▶ [Written request]: In the listing that follows, retype every line from the first through the one containing "import seaborn as sns". Pictures are to be left out.
** Start Data segment **
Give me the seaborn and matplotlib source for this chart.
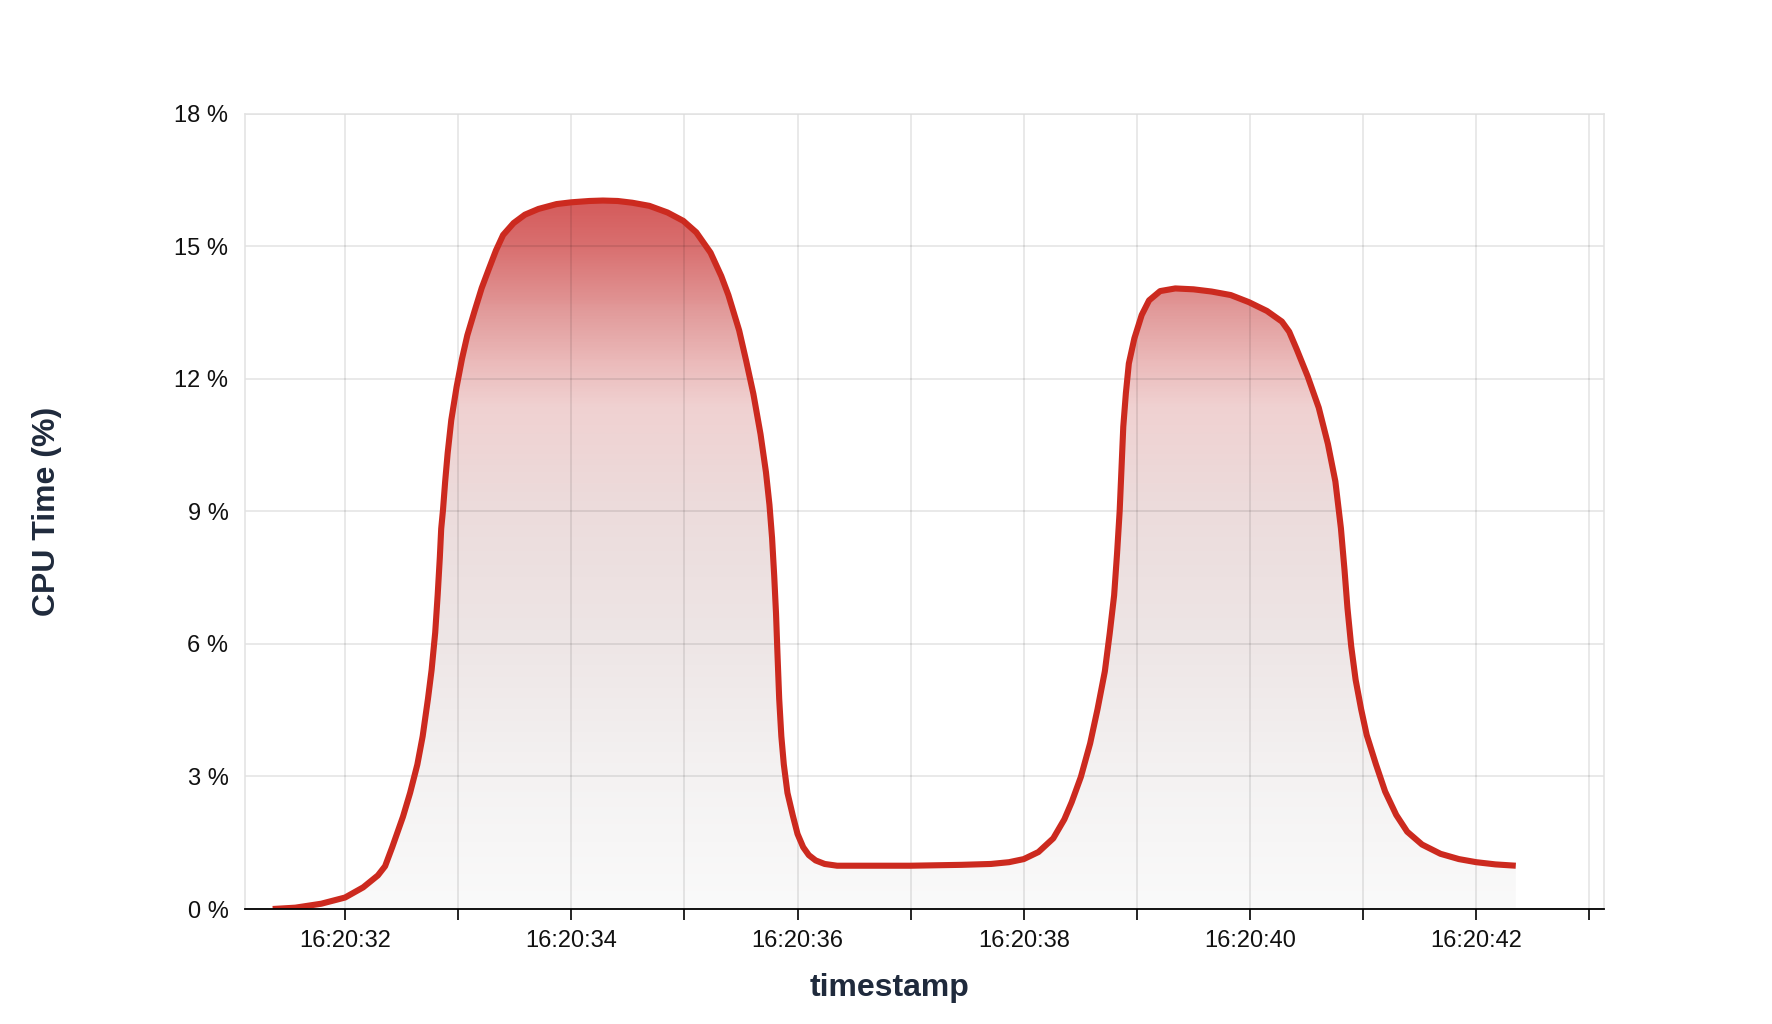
import numpy as np
import pandas as pd
import matplotlib
matplotlib.use("Agg")
import matplotlib.pyplot as plt
from matplotlib.colors import LinearSegmentedColormap, Normalize
from matplotlib.patches import Polygon
import seaborn as sns

# seconds after 16:20:00
seconds = [31.36, 31.56, 31.79, 32.00, 32.16, 32.29, 32.354, 32.417, 32.512, 32.575,
           32.639, 32.686, 32.733, 32.765, 32.797, 32.819, 32.838, 32.850, 32.866, 32.885,
           32.907, 32.939, 32.986, 33.034, 33.081, 33.144, 33.208, 33.271, 33.334, 33.397,
           33.49, 33.59, 33.71, 33.87, 34.00, 34.16, 34.28, 34.41, 34.54, 34.69,
           34.85, 34.99, 35.105, 35.231, 35.326, 35.389, 35.484, 35.547, 35.610, 35.673,
           35.721, 35.752, 35.775, 35.794, 35.810, 35.822, 35.838, 35.857, 35.879, 35.911,
           35.958, 36.00, 36.05, 36.10, 36.16, 36.24, 36.35, 37.00, 37.45, 37.71,
           37.87, 38.00, 38.13, 38.261, 38.359, 38.424, 38.505, 38.587, 38.652, 38.717,
           38.760, 38.799, 38.825, 38.848, 38.864, 38.880, 38.903, 38.929, 38.978, 39.043,
           39.108, 39.206, 39.34, 39.50, 39.66, 39.83, 39.99, 40.15, 40.282, 40.347,
           40.412, 40.510, 40.608, 40.689, 40.755, 40.804, 40.836, 40.862, 40.895, 40.934,
           40.983, 41.032, 41.113, 41.195, 41.293, 41.390, 41.521, 41.684, 41.847, 42.00,
           42.17, 42.35]
cpu_pct = [0.00, 0.03, 0.12, 0.26, 0.49, 0.76, 0.97, 1.40, 2.09, 2.63,
           3.27, 3.91, 4.76, 5.41, 6.26, 7.12, 7.97, 8.61, 9.04, 9.68,
           10.32, 11.07, 11.82, 12.46, 12.99, 13.53, 14.06, 14.49, 14.91, 15.26,
           15.53, 15.72, 15.85, 15.96, 16.00, 16.03, 16.04, 16.03, 15.99, 15.92,
           15.77, 15.58, 15.32, 14.86, 14.33, 13.90, 13.10, 12.40, 11.66, 10.75,
           9.89, 9.15, 8.40, 7.54, 6.69, 5.83, 4.76, 3.91, 3.27, 2.63,
           2.12, 1.70, 1.40, 1.22, 1.10, 1.02, 0.98, 0.98, 1.00, 1.02,
           1.06, 1.13, 1.29, 1.60, 2.03, 2.42, 2.99, 3.75, 4.52, 5.38,
           6.24, 7.10, 8.05, 9.01, 9.96, 10.92, 11.68, 12.35, 12.92, 13.45,
           13.78, 13.99, 14.05, 14.03, 13.98, 13.90, 13.74, 13.54, 13.30, 13.07,
           12.68, 12.06, 11.35, 10.53, 9.68, 8.62, 7.67, 6.81, 5.95, 5.19,
           4.52, 3.94, 3.28, 2.66, 2.13, 1.75, 1.46, 1.25, 1.13, 1.06,
           1.01, 0.98]

x_ticks = list(range(32, 44))
x_tick_labels = ["16:20:32", "", "16:20:34", "", "16:20:36", "", "16:20:38", "",
                 "16:20:40", "", "16:20:42", ""]
y_ticks = [0, 3, 6, 9, 12, 15, 18]
y_tick_labels = ["0 %", "3 %", "6 %", "9 %", "12 %", "15 %", "18 %"]

df = pd.DataFrame({"timestamp": seconds, "cpu": cpu_pct})

sns.set_theme(style="white")
plt.rcParams["font.family"] = ["Liberation Sans", "DejaVu Sans"]

fig = plt.figure(figsize=(17.72, 10.24), dpi=100)
ax = fig.add_axes([0.1383, 0.1123, 0.9052 - 0.1383, 0.8887 - 0.1123])

xmin, xmax = 31.116, 43.13
ax.set_xlim(xmin, xmax)
ax.set_ylim(0, 18)

# gradient fill under the curve
grad_pos = [0, 3, 6, 9, 11.4, 12.4, 13.5, 15, 16.2]
grad_col = ["#fafafa", "#f4f2f2", "#eee6e6", "#ecdcdc", "#f0d1d1",
            "#ebbaba", "#e29c9c", "#d97070", "#d45858"]
cmap = LinearSegmentedColormap.from_list(
    "cpu", list(zip(np.array(grad_pos) / grad_pos[-1], grad_col)))
col = np.linspace(0, grad_pos[-1], 500).reshape(-1, 1)
im = ax.imshow(col, cmap=cmap, norm=Normalize(0, grad_pos[-1]), origin="lower",
               extent=[xmin, xmax, 0, grad_pos[-1]], aspect="auto", zorder=1,
               interpolation="bilinear")
verts = [(seconds[0], 0)] + list(zip(seconds, cpu_pct)) + [(seconds[-1], 0)]
poly = Polygon(verts, closed=True, facecolor="none", edgecolor="none",
               transform=ax.transData)
ax.add_patch(poly)
im.set_clip_path(poly)

sns.lineplot(data=df, x="timestamp", y="cpu", ax=ax, color="#cc2a1f",
             linewidth=4.4, sort=False, zorder=3, solid_capstyle="butt",
             solid_joinstyle="round")

ax.set_xlim(xmin, xmax)
ax.set_ylim(0, 18)
ax.set_xticks(x_ticks)
ax.set_xticklabels(x_tick_labels)
ax.set_yticks(y_ticks)
ax.set_yticklabels(y_tick_labels)

ax.set_axisbelow("line")
ax.grid(True, color="black", alpha=0.11, linewidth=1.1)

for side in ["left", "top", "right"]:
    ax.spines[side].set_color("#e2e2e2")
    ax.spines[side].set_linewidth(1.1)
ax.spines["bottom"].set_color("black")
ax.spines["bottom"].set_linewidth(1.3)
ax.spines["bottom"].set_zorder(4)

ax.tick_params(axis="x", direction="out", length=8, width=1.2, color="black",
               pad=7, labelsize=17, labelcolor="#111111", bottom=True)
ax.tick_params(axis="y", length=0, pad=12, labelsize=17, labelcolor="#111111")

ax.set_xlabel("timestamp", fontsize=23, fontweight="bold", color="#1f2a3c")
ax.xaxis.set_label_coords(0.474, -0.080)
ax.set_ylabel("CPU Time (%)", fontsize=23, fontweight="bold", color="#1f2a3c",
              labelpad=81)

fig.savefig("out.png", dpi=100, facecolor="white")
** End Data segment **
▶ [Answer to the problem]:
Give me the seaborn and matplotlib source for this chart.
import numpy as np
import pandas as pd
import matplotlib
matplotlib.use("Agg")
import matplotlib.pyplot as plt
from matplotlib.colors import LinearSegmentedColormap, Normalize
from matplotlib.patches import Polygon
import seaborn as sns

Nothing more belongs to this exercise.